San Francisco in the mid-1960s was the hub of the LSD and Hippie scene and the cultural and political rebellion of 1967's Summer of Love. The resulting influence of these factors on the artists of the area created the fantastic psychedelic posters of the Fillmore. Art dealer Jacaeber Kastor said of the posters, "They couldn't just tell you the information about the show. They had to tell you what kind of people you might meet, what kind of far out trip you might have or perhaps even reveal the mysteries of the universe. Wow. Quantum mechanics, visual mudwrestling, Acid test pop quiz on a phone pole!"
The artist of this poster, Bonnie MacLean, had no formal training, but had attended life drawing classes at night whilst working in New York City. After moving to San Francisco she became Bill Graham's secretary at the office where he worked prior to opening the Fillmore. They fell in love and were married in 1968. As she worked on her creativity, drawing the current band line-ups and upcoming attractions on the Fillmore's chalkboards, the previous poster artist, Wes Wilson, abruptly left. Graham gave MacLean an easel and art supplies that Christmas and asked her to carry on the poster designs. She freely experimented with diverse cultural imagery, from American Indian totems to hipsters in Nehru jackets. The faces of the people she painted wore trance-like stares and serene gazes, evoking the detached spirituality of the sixties.

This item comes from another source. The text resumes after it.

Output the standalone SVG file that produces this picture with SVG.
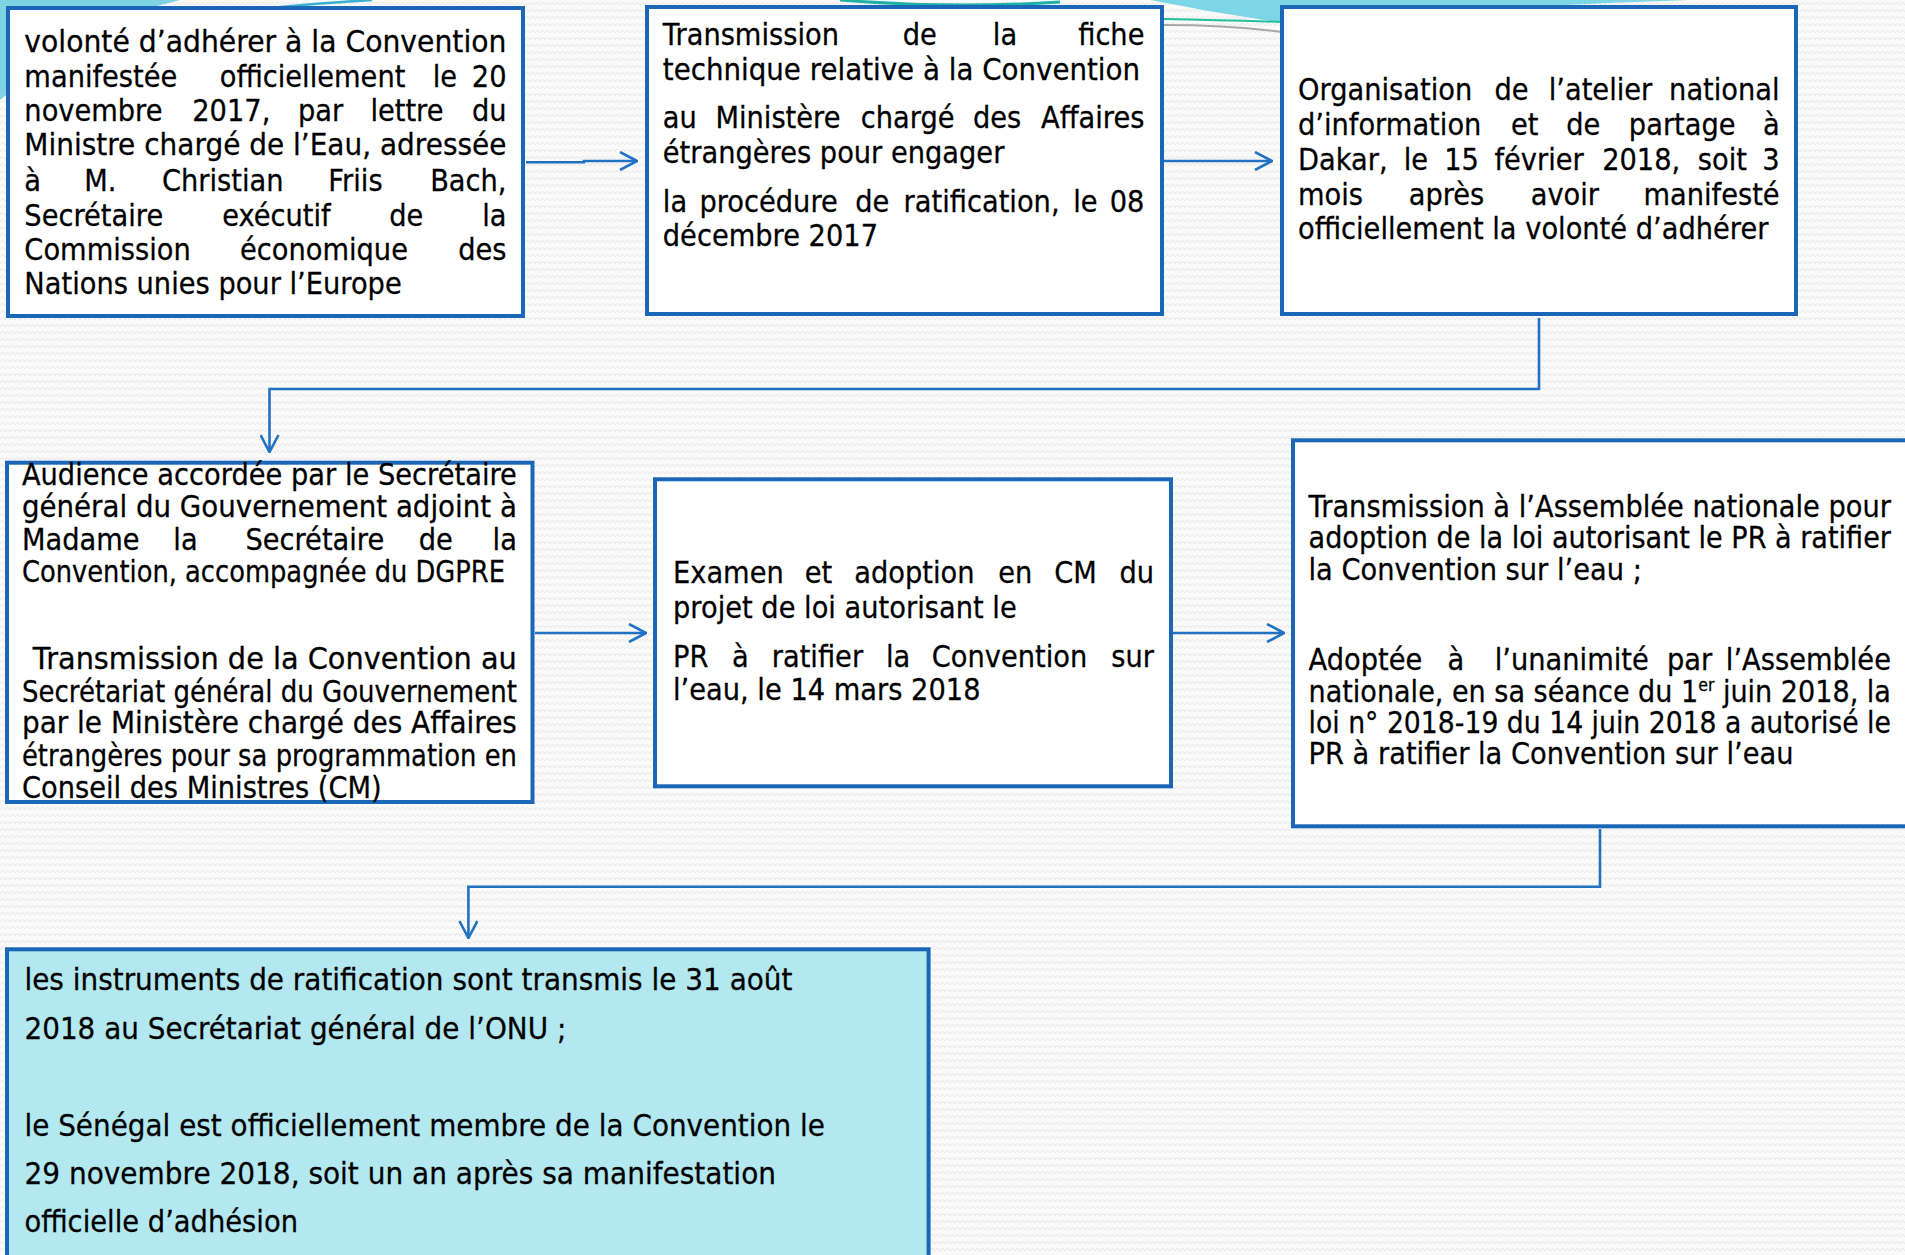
<svg xmlns="http://www.w3.org/2000/svg" width="1905" height="1255" viewBox="0 0 1905 1255">
<style>
.box{fill:#ffffff;stroke:#1a67b8;stroke-width:4}
.box7{fill:#b3e8f0;stroke:#1a67b8;stroke-width:4}
text{font-family:"DejaVu Sans","Liberation Sans",sans-serif;font-size:31px;fill:#000;stroke:#000;stroke-width:0.3px}
.e{text-anchor:end}
.conn{fill:none;stroke:#2272c3;stroke-width:2.6}
.sup{font-size:18px}
</style>
<defs>
<pattern id="bgp" width="10" height="7" patternUnits="userSpaceOnUse"><path d="M0,5 L2.5,2 L5,5 L7.5,2 L10,5" fill="none" stroke="#e4e4e4" stroke-width="0.9"/></pattern>
<marker id="ah" viewBox="0 0 20 20" refX="19" refY="10" markerWidth="20" markerHeight="20" markerUnits="userSpaceOnUse" orient="auto"><path d="M2,1 L19,10 L2,19" fill="none" stroke="#2272c3" stroke-width="2.6"/></marker>
</defs>
<rect width="1905" height="1255" fill="#fafafa"/>
<rect width="1905" height="1255" fill="url(#bgp)"/>
<g id="decor">
<path d="M0,0 H180 Q90,20 0,100 Z" fill="#7fd3e3"/>
<path d="M270,8 Q320,3 372,0" fill="none" stroke="#3ab0d0" stroke-width="2.5"/>
<path d="M840,0 Q950,9 1060,2" fill="none" stroke="#1fb0a8" stroke-width="3"/>
<path d="M1150,0 H1690 Q1500,6 1290,24 Q1220,14 1150,0 Z" fill="#7dd6e6"/>
<path d="M1164,19 Q1220,20 1282,22" fill="none" stroke="#20c09a" stroke-width="2"/>
<path d="M1164,25 Q1230,25 1282,32" fill="none" stroke="#a8a8a8" stroke-width="2"/>
</g>
<g id="node1">
<rect class="box" x="8" y="8" width="515" height="308"/>
<g transform="scale(0.88 1)">
<text x="27.7" y="51.7" textLength="547.8" lengthAdjust="spacingAndGlyphs">volonté d’adhérer à la Convention</text>
<text y="86.7"><tspan x="27.7">manifestée </tspan><tspan x="249.7">officiellement </tspan><tspan x="491.7">le </tspan><tspan x="575.6" class="e">20</tspan></text>
<text y="120.7"><tspan x="27.7">novembre </tspan><tspan x="218.5">2017, </tspan><tspan x="338.6">par </tspan><tspan x="420.9">lettre </tspan><tspan x="575.6" class="e">du</tspan></text>
<text x="27.7" y="155" textLength="547.8" lengthAdjust="spacingAndGlyphs">Ministre chargé de l’Eau, adressée</text>
<text y="190.7"><tspan x="27.7">à </tspan><tspan x="95.7">M. </tspan><tspan x="184.1">Christian </tspan><tspan x="373.1">Friis </tspan><tspan x="575.6" class="e">Bach,</tspan></text>
<text y="225.7"><tspan x="27.7">Secrétaire </tspan><tspan x="252.5">exécutif </tspan><tspan x="442.4">de </tspan><tspan x="575.6" class="e">la</tspan></text>
<text y="260"><tspan x="27.7">Commission </tspan><tspan x="272.7">économique </tspan><tspan x="575.6" class="e">des</tspan></text>
<text x="27.7" y="294">Nations unies pour l’Europe</text>
</g>
</g>
<g id="node2">
<rect class="box" x="647" y="7" width="515" height="307"/>
<g transform="scale(0.88 1)">
<text y="45"><tspan x="753.2">Transmission </tspan><tspan x="1025.8">de </tspan><tspan x="1128.2">la </tspan><tspan x="1300.5" class="e">fiche</tspan></text>
<text x="753.2" y="80" textLength="542.3" lengthAdjust="spacingAndGlyphs">technique relative à la Convention</text>
<text y="128.3"><tspan x="753.2">au </tspan><tspan x="813">Ministère </tspan><tspan x="978.1">chargé </tspan><tspan x="1105.7">des </tspan><tspan x="1300.5" class="e">Affaires</tspan></text>
<text x="753.2" y="163.3">étrangères pour engager</text>
<text y="211.7"><tspan x="753.2">la </tspan><tspan x="794.8">procédure </tspan><tspan x="971.8">de </tspan><tspan x="1026.8">ratification, </tspan><tspan x="1219.5">le </tspan><tspan x="1300.5" class="e">08</tspan></text>
<text x="753.2" y="245.7">décembre 2017</text>
</g>
</g>
<g id="node3">
<rect class="box" x="1282" y="7" width="514" height="307"/>
<g transform="scale(0.88 1)">
<text y="100"><tspan x="1475">Organisation </tspan><tspan x="1698.2">de </tspan><tspan x="1759.9">l’atelier </tspan><tspan x="2022.3" class="e">national</tspan></text>
<text y="135"><tspan x="1475">d’information </tspan><tspan x="1717">et </tspan><tspan x="1779.8">de </tspan><tspan x="1851">partage </tspan><tspan x="2022.3" class="e">à</tspan></text>
<text y="170"><tspan x="1475">Dakar, </tspan><tspan x="1595.1">le </tspan><tspan x="1641.1">15 </tspan><tspan x="1698.2">février </tspan><tspan x="1820.6">2018, </tspan><tspan x="1929.3">soit </tspan><tspan x="2022.3" class="e">3</tspan></text>
<text y="205"><tspan x="1475">mois </tspan><tspan x="1600.8">après </tspan><tspan x="1739.4">avoir </tspan><tspan x="2022.3" class="e">manifesté</tspan></text>
<text x="1475" y="239.3">officiellement la volonté d’adhérer</text>
</g>
</g>
<g id="node4">
<rect class="box" x="7" y="462.7" width="525.5" height="339.3"/>
<g transform="scale(0.88 1)">
<text x="24.9" y="485" textLength="562.5" lengthAdjust="spacingAndGlyphs">Audience accordée par le Secrétaire</text>
<text x="24.9" y="516.7" textLength="562.5" lengthAdjust="spacingAndGlyphs">général du Gouvernement adjoint à</text>
<text y="550"><tspan x="24.9">Madame </tspan><tspan x="197">la </tspan><tspan x="278.9">Secrétaire </tspan><tspan x="475.9">de </tspan><tspan x="587.4" class="e">la</tspan></text>
<text x="24.9" y="581.7" textLength="549" lengthAdjust="spacingAndGlyphs">Convention, accompagnée du DGPRE</text>
<text x="37.3" y="669.3" textLength="550" lengthAdjust="spacingAndGlyphs">Transmission de la Convention au</text>
<text x="24.9" y="701.7" textLength="562.5" lengthAdjust="spacingAndGlyphs">Secrétariat général du Gouvernement</text>
<text x="24.9" y="733.3" textLength="562.5" lengthAdjust="spacingAndGlyphs">par le Ministère chargé des Affaires</text>
<text x="24.9" y="766" textLength="562.5" lengthAdjust="spacingAndGlyphs">étrangères pour sa programmation en</text>
<text x="24.9" y="797.7">Conseil des Ministres (CM)</text>
</g>
</g>
<g id="node5">
<rect class="box" x="655" y="479.3" width="516" height="307"/>
<g transform="scale(0.88 1)">
<text y="583.3"><tspan x="764.8">Examen </tspan><tspan x="914.4">et </tspan><tspan x="970.8">adoption </tspan><tspan x="1134.4">en </tspan><tspan x="1198.1">CM </tspan><tspan x="1311.4" class="e">du</tspan></text>
<text x="764.8" y="618.3">projet de loi autorisant le</text>
<text y="666.7"><tspan x="764.8">PR </tspan><tspan x="831.7">à </tspan><tspan x="877">ratifier </tspan><tspan x="1006.7">la </tspan><tspan x="1058.9">Convention </tspan><tspan x="1311.4" class="e">sur</tspan></text>
<text x="764.8" y="700">l’eau, le 14 mars 2018</text>
</g>
</g>
<g id="node6">
<rect class="box" x="1293" y="440.3" width="700" height="386"/>
<g transform="scale(0.88 1)">
<text x="1487" y="517.3" textLength="661.8" lengthAdjust="spacingAndGlyphs">Transmission à l’Assemblée nationale pour</text>
<text x="1487" y="548.3" textLength="661.8" lengthAdjust="spacingAndGlyphs">adoption de la loi autorisant le PR à ratifier</text>
<text x="1487" y="580">la Convention sur l’eau ;</text>
<text y="670"><tspan x="1487">Adoptée </tspan><tspan x="1644.8">à </tspan><tspan x="1698.6">l’unanimité </tspan><tspan x="1894.2">par </tspan><tspan x="2148.8" class="e">l’Assemblée</tspan></text>
<text x="1487" y="701.7" textLength="661.8" lengthAdjust="spacingAndGlyphs">nationale, en sa séance du 1<tspan class="sup" dy="-11">er</tspan><tspan dy="11"> juin 2018, la</tspan></text>
<text x="1487" y="733.3" textLength="661.8" lengthAdjust="spacingAndGlyphs">loi n° 2018-19 du 14 juin 2018 a autorisé le</text>
<text x="1487" y="764.3">PR à ratifier la Convention sur l’eau</text>
</g>
</g>
<g id="node7">
<rect class="box7" x="7" y="949.3" width="921.6" height="400"/>
<g transform="scale(0.88 1)">
<text x="27.8" y="990" textLength="872.7" lengthAdjust="spacingAndGlyphs">les instruments de ratification sont transmis le 31 août</text>
<text x="27.8" y="1039.3" textLength="615.7" lengthAdjust="spacingAndGlyphs">2018 au Secrétariat général de l’ONU ;</text>
<text x="27.8" y="1136" textLength="909.7" lengthAdjust="spacingAndGlyphs">le Sénégal est officiellement membre de la Convention le</text>
<text x="27.8" y="1184" textLength="854" lengthAdjust="spacingAndGlyphs">29 novembre 2018, soit un an après sa manifestation</text>
<text x="27.8" y="1231.7" textLength="310.9" lengthAdjust="spacingAndGlyphs">officielle d’adhésion</text>
</g>
</g>
<g id="connectors">
<path class="conn" d="M526,162.3 H584 V161 H637" marker-end="url(#ah)"/>
<path class="conn" d="M1164,161 H1272" marker-end="url(#ah)"/>
<path class="conn" d="M1539,318 V389 H269.5 V452" marker-end="url(#ah)"/>
<path class="conn" d="M535,633 H646" marker-end="url(#ah)"/>
<path class="conn" d="M1173,633 H1284" marker-end="url(#ah)"/>
<path class="conn" d="M1600,829 V886.7 H468.4 V938" marker-end="url(#ah)"/>
</g>
</svg>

This gig featured Bo Diddley, a guitarist and singer known as "The Originator" because of his key role in the transition from blues music to rock and roll. He was supported by Big Brother and the Holding Company, a seminal San Francisco psychedelic rock band featuring Janis Joplin on vocals, and Quicksilver Messenger Service, a band considered one of San Francisco's leading acts on the city's psychedelic scene in the mid-to-late 1960s, integral to the beginnings of the genre.